MILU: A Multi-task Indic Language Understanding Benchmark (2411.02538v2)

Published 4 Nov 2024 in cs.CL

Abstract: Evaluating LLMs in low-resource and linguistically diverse languages remains a significant challenge in NLP, particularly for languages using non-Latin scripts like those spoken in India. Existing benchmarks predominantly focus on English, leaving substantial gaps in assessing LLM capabilities in these languages. We introduce MILU, a Multi task Indic Language Understanding Benchmark, a comprehensive evaluation benchmark designed to address this gap. MILU spans 8 domains and 42 subjects across 11 Indic languages, reflecting both general and culturally specific knowledge. With an India-centric design, incorporates material from regional and state-level examinations, covering topics such as local history, arts, festivals, and laws, alongside standard subjects like science and mathematics. We evaluate over 45 LLMs, and find that current LLMs struggle with MILU, with GPT-4o achieving the highest average accuracy at 72 percent. Open multilingual models outperform language-specific fine-tuned models, which perform only slightly better than random baselines. Models also perform better in high resource languages as compared to low resource ones. Domain-wise analysis indicates that models perform poorly in culturally relevant areas like Arts and Humanities, Law and Governance compared to general fields like STEM. To the best of our knowledge, MILU is the first of its kind benchmark focused on Indic languages, serving as a crucial step towards comprehensive cultural evaluation. All code, benchmarks, and artifacts are publicly available to foster open research.

PDF HTML Abstract

MILU: A Comprehensive Benchmark for Indic Language Understanding

Evaluating the capabilities of LLMs across diverse languages remains a pressing challenge in the field of NLP. The research paper "MILU: A Multi-task Indic Language Understanding Benchmark" introduces MILU, an extensive evaluation benchmark specifically designed to assess LLMs in 11 Indic languages. This benchmark represents a significant step towards bridging the gap in evaluating LLM capabilities in languages that deploy non-Latin scripts and are considered low-resource, such as those prevalent in India.

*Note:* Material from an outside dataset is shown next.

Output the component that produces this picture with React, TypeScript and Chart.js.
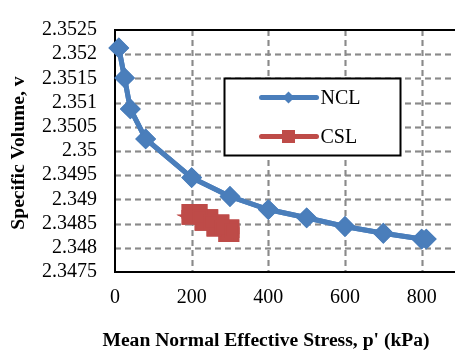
import React, { useEffect, useRef } from 'react';
import { Chart, registerables } from 'chart.js';

Chart.register(...registerables);

// ---- data ----
const nclP = [10, 25, 40, 80, 200, 300, 400, 500, 600, 700, 800, 812];
const nclV = [2.35213, 2.35151, 2.35087, 2.35025, 2.34945, 2.34906, 2.34879, 2.34862, 2.34844, 2.3483, 2.34818, 2.34818];

const cslP = [193, 222, 250, 279, 305, 305, 289, 258, 227, 193, 222, 250, 279, 305];
const cslV = [2.348755, 2.348755, 2.348645, 2.348535, 2.348433, 2.348271, 2.348271, 2.348384, 2.348502, 2.348629, 2.348637, 2.348533, 2.348422, 2.348353];

const xTicks = [0, 200, 400, 600, 800];
const xTickLabels = ['0', '200', '400', '600', '800'];
const yTicks = [2.3475, 2.348, 2.3485, 2.349, 2.3495, 2.35, 2.3505, 2.351, 2.3515, 2.352, 2.3525];
const yTickLabels = ['2.3475', '2.348', '2.3485', '2.349', '2.3495', '2.35', '2.3505', '2.351', '2.3515', '2.352', '2.3525'];

const seriesNames = ['NCL', 'CSL'];
const xTitle = "Mean Normal Effective Stress, p' (kPa)";
const yTitle = 'Specific Volume, v';

const BLUE = '#4a7ebb';
const RED = '#be4b48';
const GRID = '#8a8a8a';
const SERIF = '"Liberation Serif", "Times New Roman", serif';

function drawGrid(chart: any, op: string) {
  const ctx = chart.ctx;
  const a = chart.chartArea;
  const xs = chart.scales.x;
  const ys = chart.scales.y;
  ctx.save();
  ctx.globalCompositeOperation = op;
  ctx.strokeStyle = GRID;
  ctx.lineWidth = 1.5;
  ctx.setLineDash([6, 4]);
  for (let i = 1; i < xTicks.length; i++) {
    const px = Math.round(xs.getPixelForValue(xTicks[i])) + 0.5;
    ctx.beginPath();
    ctx.moveTo(px, a.top);
    ctx.lineTo(px, a.bottom);
    ctx.stroke();
  }
  for (let i = 1; i < yTicks.length - 1; i++) {
    const py = Math.round(ys.getPixelForValue(yTicks[i])) + 0.5;
    ctx.beginPath();
    ctx.moveTo(a.left, py);
    ctx.lineTo(a.right, py);
    ctx.stroke();
  }
  ctx.restore();
}

function drawFrame(chart: any, op: string) {
  const ctx = chart.ctx;
  const a = chart.chartArea;
  ctx.save();
  ctx.globalCompositeOperation = op;
  ctx.setLineDash([]);
  ctx.strokeStyle = '#000';
  ctx.lineWidth = 2;
  ctx.beginPath();
  ctx.moveTo(a.right, a.top);
  ctx.lineTo(a.left, a.top);
  ctx.lineTo(a.left, a.bottom);
  ctx.lineTo(a.right, a.bottom);
  ctx.stroke();
  ctx.restore();
}

const decorPlugin = {
  id: 'decor',
  beforeDatasetsDraw(chart: any) {
    drawGrid(chart, 'source-over');
    drawFrame(chart, 'source-over');
  },
  afterDraw(chart: any) {
    const { ctx, chartArea } = chart;
    const a = chartArea;
    // grid + frame, then the series again on top of them
    drawGrid(chart, 'source-over');
    drawFrame(chart, 'source-over');
    ctx.save();
    ctx.beginPath();
    ctx.rect(a.left - 12, a.top - 12, a.width + 24, a.height + 24);
    ctx.clip();
    const metas = chart.getSortedVisibleDatasetMetas();
    for (let i = metas.length - 1; i >= 0; i--) metas[i].controller.draw();
    ctx.restore();
    drawGrid(chart, 'destination-over');
    drawFrame(chart, 'destination-over');

    const L = a.left;
    const T = a.top;
    ctx.save();
    // axis titles
    ctx.fillStyle = '#000';
    ctx.font = 'bold 19.6px ' + SERIF;
    ctx.textAlign = 'center';
    ctx.textBaseline = 'middle';
    ctx.fillText(xTitle, 266, 341);
    ctx.save();
    ctx.translate(19, 153);
    ctx.rotate(-Math.PI / 2);
    ctx.fillText(yTitle, 0, 0);
    ctx.restore();

    // legend box
    const bx = L + 109.5, by = T + 48.5, bw = 176, bh = 77;
    ctx.fillStyle = '#fff';
    ctx.fillRect(bx, by, bw, bh);
    ctx.strokeStyle = '#000';
    ctx.lineWidth = 2;
    ctx.strokeRect(bx, by, bw, bh);

    const rows = [
      { y: by + 19, color: BLUE, marker: 'diamond' },
      { y: by + 58, color: RED, marker: 'square' },
    ];
    rows.forEach((r, i) => {
      ctx.strokeStyle = r.color;
      ctx.fillStyle = r.color;
      ctx.lineWidth = 5;
      ctx.lineCap = 'round';
      ctx.beginPath();
      ctx.moveTo(bx + 37, r.y);
      ctx.lineTo(bx + 92, r.y);
      ctx.stroke();
      const cx = bx + 64;
      ctx.beginPath();
      if (r.marker === 'diamond') {
        const rr = 6;
        ctx.moveTo(cx - rr, r.y);
        ctx.lineTo(cx, r.y - rr);
        ctx.lineTo(cx + rr, r.y);
        ctx.lineTo(cx, r.y + rr);
        ctx.closePath();
      } else {
        ctx.rect(cx - 6.5, r.y - 6.5, 13, 13);
      }
      ctx.fill();
      ctx.fillStyle = '#000';
      ctx.font = '20px ' + SERIF;
      ctx.textAlign = 'left';
      ctx.textBaseline = 'middle';
      ctx.fillText(seriesNames[i], bx + 96, r.y + 1);
    });
    ctx.restore();
  },
};

export default function App() {
  const ref = useRef<HTMLCanvasElement | null>(null);

  useEffect(() => {
    if (!ref.current) return;
    const chart = new Chart(ref.current, {
      type: 'scatter',
      data: {
        datasets: [
          {
            label: seriesNames[0],
            data: nclP.map((p, i) => ({ x: p, y: nclV[i] })),
            showLine: true,
            borderColor: BLUE,
            backgroundColor: BLUE,
            borderWidth: 5,
            pointStyle: 'rectRot',
            pointRadius: 9,
            pointBorderWidth: 2,
            pointBorderColor: BLUE,
            pointBackgroundColor: BLUE,
            clip: 12,
          },
          {
            label: seriesNames[1],
            data: cslP.map((p, i) => ({ x: p, y: cslV[i] })),
            showLine: true,
            borderColor: RED,
            backgroundColor: RED,
            borderWidth: 6,
            pointStyle: 'rect',
            pointRadius: 9,
            pointBorderWidth: 2,
            pointBorderColor: RED,
            pointBackgroundColor: RED,
            clip: 12,
          },
        ],
      },
      options: {
        animation: false,
        responsive: false,
        layout: { autoPadding: false, padding: { top: 17, right: 0, left: 0, bottom: 0 } },
        plugins: { legend: { display: false } },
        scales: {
          x: {
            type: 'linear',
            min: 0,
            max: 887,
            afterBuildTicks: (s: any) => { s.ticks = xTicks.map((v) => ({ value: v })); },
            afterFit: (s: any) => { s.height = 84; },
            ticks: {
              padding: 14,
              color: '#000',
              autoSkip: false,
              font: { family: SERIF, size: 20 },
              maxRotation: 0,
              callback: (_v: any, i: number) => xTickLabels[i],
            },
            grid: { display: false, drawTicks: false },
            border: { display: false },
          },
          y: {
            type: 'linear',
            min: 2.3475,
            max: 2.3525,
            afterBuildTicks: (s: any) => { s.ticks = yTicks.map((v) => ({ value: v })); },
            afterFit: (s: any) => { s.width = 115; },
            ticks: {
              padding: 18,
              color: '#000',
              autoSkip: false,
              font: { family: SERIF, size: 20 },
              callback: (_v: any, i: number) => yTickLabels[i],
            },
            grid: { display: false, drawTicks: false },
            border: { display: false },
          },
        },
      },
      plugins: [decorPlugin],
    });
    return () => chart.destroy();
  }, []);

  return (
    <div style={{ position: 'absolute', left: 0, top: 0, width: 455, height: 356 }}>
      <canvas ref={ref} width={455} height={356} />
    </div>
  );
}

Benchmark Scope and Design

The MILU benchmark spans 8 domains and 42 subjects, covering both general and culturally specific knowledge. These domains include STEM fields, as well as culturally relevant areas such as Arts & Humanities, Social Sciences, and Law & Governance. The benchmark is designed with an India-centric focus, incorporating material from national, state-level, and regional examinations. Subjects covered are broad, reflecting local history, arts, festivals, laws, alongside traditional academic subjects like science and mathematics. This comprehensive approach emphasizes not only linguistic competence but also cultural understanding, making MILU unique in its purpose and scope.

Evaluation and Findings

MILU evaluates 45 LLMs, which are a mix of closed proprietary models, open-source multilingual models, and language-specific fine-tuned models. The findings from the evaluation reveal that current LLMs face substantial challenges when tasked with MILU, with GPT-4 achieving the highest average accuracy at 72%. Notably, open multilingual models tend to outperform language-specific models, which only marginally surpass random baselines. This trend is significant considering the growing interest in developing LLMs that can perform efficiently across multiple languages without extensive language-specific fine-tuning.

A detailed analysis highlights that models perform notably better in high-resource languages like Hindi and Bengali than in low-resource ones. Moreover, in terms of domain-specific performance, models exhibit higher accuracy in general fields such as STEM, while struggling with culturally relevant domains. This underpins the necessity for enhanced dataset representation encompassing culturally specific data to elevate performance in non-STEM domains.

Implications and Future Directions

The introduction of MILU serves as a pivotal benchmark for assessing LLMs within the specific context of Indic languages. This lays the foundation for significant advancements in creating models capable of understanding and generating contextually and culturally appropriate responses. The results highlight areas for improvement, particularly in creating more inclusive multilingual datasets that reflect cultural diversity.

From a practical standpoint, MILU emphasizes the dire need for more robust multilingual strategies that can address the disparity in model performance across different languages and domains. Future research endeavors should focus on enhancing model architectures and training paradigms to accommodate culturally specific data more effectively.

In conclusion, MILU not only provides a comprehensive evaluation framework but also sets the stage for future research aimed at developing inclusive, culturally competent LLMs. As such, it is expected to stimulate further studies and lead to the creation of models that better understand and cater to the linguistic and cultural intricacies of India's diverse languages.